Стёпа идет отдохнуть, Артём и вовсе след простыл, а Демьяну кто-то звонит и он направляется на улицу. Через окно наблюдаю, как гуляет по дорожкам, останавливается у пруда и долго там стоит. Я же, окинув взглядом чистую кухню, поднимаюсь наверх и остаток вечера навожу порядок в сумках.

На всё про всё уходит почти два с лишним часа. Эта пьянь, как я и думала, в кучу все свалила. Рамки некоторые разбились, и одежда оказалась в стекле. Ничего не остается, как ее выбросить. И по итогу более-менее добрые вещи укладываются на пару полок в шкафу в выделенной мне комнате. Целую сумку можно отнести на мусорку, а еще одну в старый дом. Да уж… Хорошее у меня приданое. Точнее никакого.

Я нахожу на этаже душ, ополаскиваюсь и ложусь в кровать. Но сон не идет. Непривычно на новом месте. И очень тихо. Только не внутри. Тревога буквально сжирает, и ощущение, что я совершила ошибку, не проходит. Что я там говорила про прыжок – лететь с кайфом? Пока что-то не получается.

Спускаю с кровати ноги и бреду на кухню. В коридоре полумрак, впрочем, как и во всем доме, но, благо, на стене горят ночники. Кое-как ориентируюсь и подхожу к шкафчику, тянусь за стаканом, наливаю воду. Пью мелкими глотками. Наливаю еще. Подношу ко рту и вдруг ощущаю сбоку какое-то движение.

Испугаться не успеваю. Лишь замираю. Демьян сидит на подоконнике у открытого окна, голый по пояс, с яблоком в руке.

Приглушенный свет выхватывает из темноты его плечи, грудь, пресс. Кожа чуть влажная, будто после душа.

Он откусывает яблоко и смотрит на меня. Я ставлю стакан на столешницу, забыв, зачем приходила. Ах да, попить…

– Не спится? – тихо спрашивает.

– Да. На улице сегодня душно… Завтра, наверное, гроза будет.

Кивает.

– Скорее всего.

– Ну и в целом… Новое место. Вчера одно, сегодня другое. Со мной такое впервые…

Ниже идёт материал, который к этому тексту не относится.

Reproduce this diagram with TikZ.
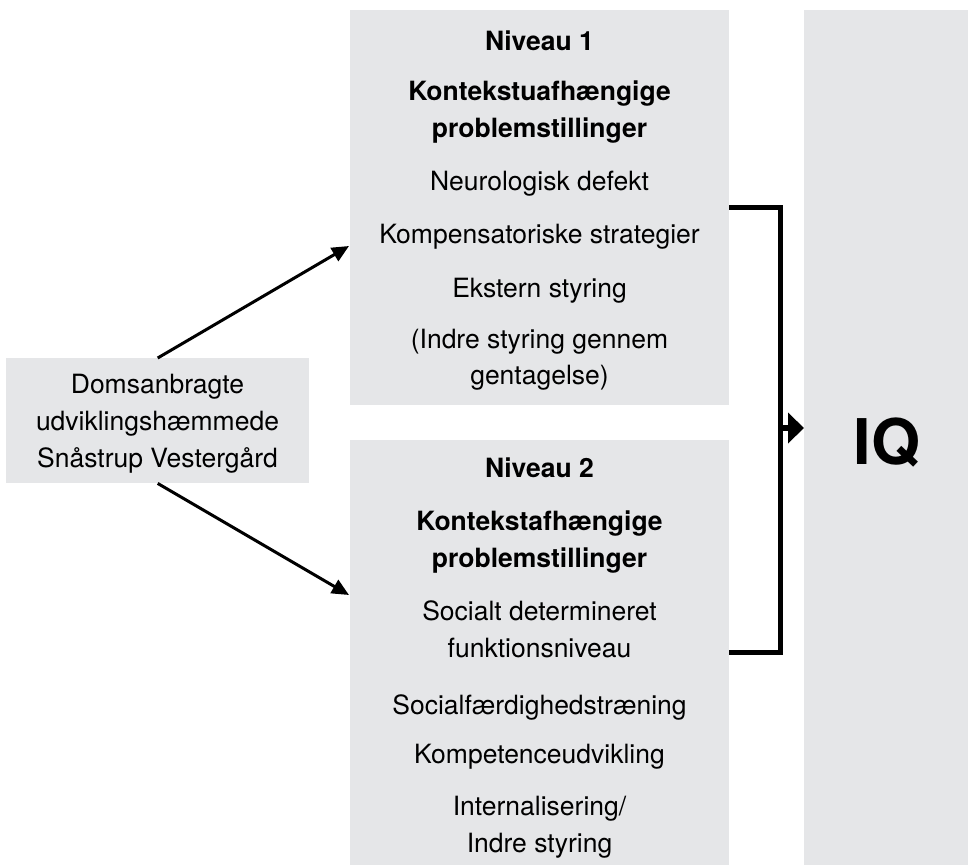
\documentclass[tikz,border=0pt]{standalone}
\usepackage{fontspec}
\setmainfont{TeX Gyre Heros}
\usetikzlibrary{arrows.meta}
\definecolor{boxgray}{RGB}{229,230,232}
\tikzset{
  boxshape/.style={fill=boxgray, draw=none, inner sep=0pt, anchor=north west},
  txt/.style={anchor=base, inner sep=0pt, font=\fontsize{26.5}{36.5}\selectfont},
  btxt/.style={anchor=base, inner sep=0pt, font=\fontsize{26.5}{36.5}\selectfont\bfseries},
  arr/.style={line width=3pt, -{Triangle[length=17pt,width=15pt]}},
  bracket/.style={line width=5pt, line join=miter},
  barr/.style={line width=5.5pt, -{Triangle[length=16pt,width=30pt]}}
}
\begin{document}
\begin{tikzpicture}[x=1pt,y=-1pt]
\useasboundingbox (0,0) rectangle (968,865);
% boxes
\node[boxshape, minimum width=303pt, minimum height=125pt] (left) at (6,358) {};
\node[boxshape, minimum width=379pt, minimum height=395pt] (n1) at (350,10) {};
\node[boxshape, minimum width=379pt, minimum height=425pt] (n2) at (350,440) {};
\node[boxshape, minimum width=164pt, minimum height=855pt] (iq) at (804,10) {};
% left text
\node[txt] (l1) at (157.5,393) {Domsanbragte};
\node[txt] (l2) at (157.5,430) {udviklingshæmmede};
\node[txt] (l3) at (157.5,467) {Snåstrup Vestergård};
% niveau 1
\node[btxt] (a1) at (539.5,50) {Niveau 1};
\node[btxt] (a2) at (539.5,100) {Kontekstuafhængige};
\node[btxt] (a3) at (539.5,137) {problemstillinger};
\node[txt] (a4) at (539.5,190) {Neurologisk defekt};
\node[txt] (a5) at (539.5,243) {Kompensatoriske strategier};
\node[txt] (a6) at (539.5,297) {Ekstern styring};
\node[txt] (a7) at (539.5,348) {(Indre styring gennem};
\node[txt] (a8) at (539.5,384) {gentagelse)};
% niveau 2
\node[btxt] (b1) at (539.5,477) {Niveau 2};
\node[btxt] (b2) at (539.5,530) {Kontekstafhængige};
\node[btxt] (b3) at (539.5,567) {problemstillinger};
\node[txt] (b4) at (539.5,620) {Socialt determineret};
\node[txt] (b5) at (539.5,657) {funktionsniveau};
\node[txt] (b6) at (539.5,714) {Socialfærdighedstræning};
\node[txt] (b7) at (539.5,763) {Kompetenceudvikling};
\node[txt] (b8) at (539.5,815) {Internalisering/};
\node[txt] (b9) at (539.5,852) {Indre styring};
% IQ
\node[anchor=base, inner sep=0pt, font=\fontsize{63}{70}\selectfont\bfseries] (iqt) at (887,464) {IQ};
% connectors
\draw[arr] (left.north) -- ([yshift=-236pt,xshift=-1pt]n1.north west);
\draw[arr] (left.south) -- ([yshift=-155pt,xshift=-1pt]n2.north west);
\draw[bracket] (n1.east) -- ++(51,0) |- (n2.east);
\coordinate (bm) at (780,428);
\draw[barr] (bm) -- (bm -| iq.west);
\end{tikzpicture}
\end{document}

Надо бы заткнуться и уйти, но я пошевелиться не могу. И отвести от “щедрости” взгляда. Все эти тела и красивые картинки только на экране телевизора и в журналах видела, а вживую вот так… никогда. И эти кубики на животе… Я не ошиблась. Господи, сколько времени он проводит в спортзале? Они точно настоящие? В какой-то передаче видела, что сейчас делают пластикой. Может, это оно?

– Привыкнешь, – говорит Демьян и медленно подходит. Почти вплотную, отчего я нервничать лишь сильнее начинаю. И сердце, кажется, вот-вот вырвется из груди. – Бледная, – внимательно разглядывает. – Снова плохо?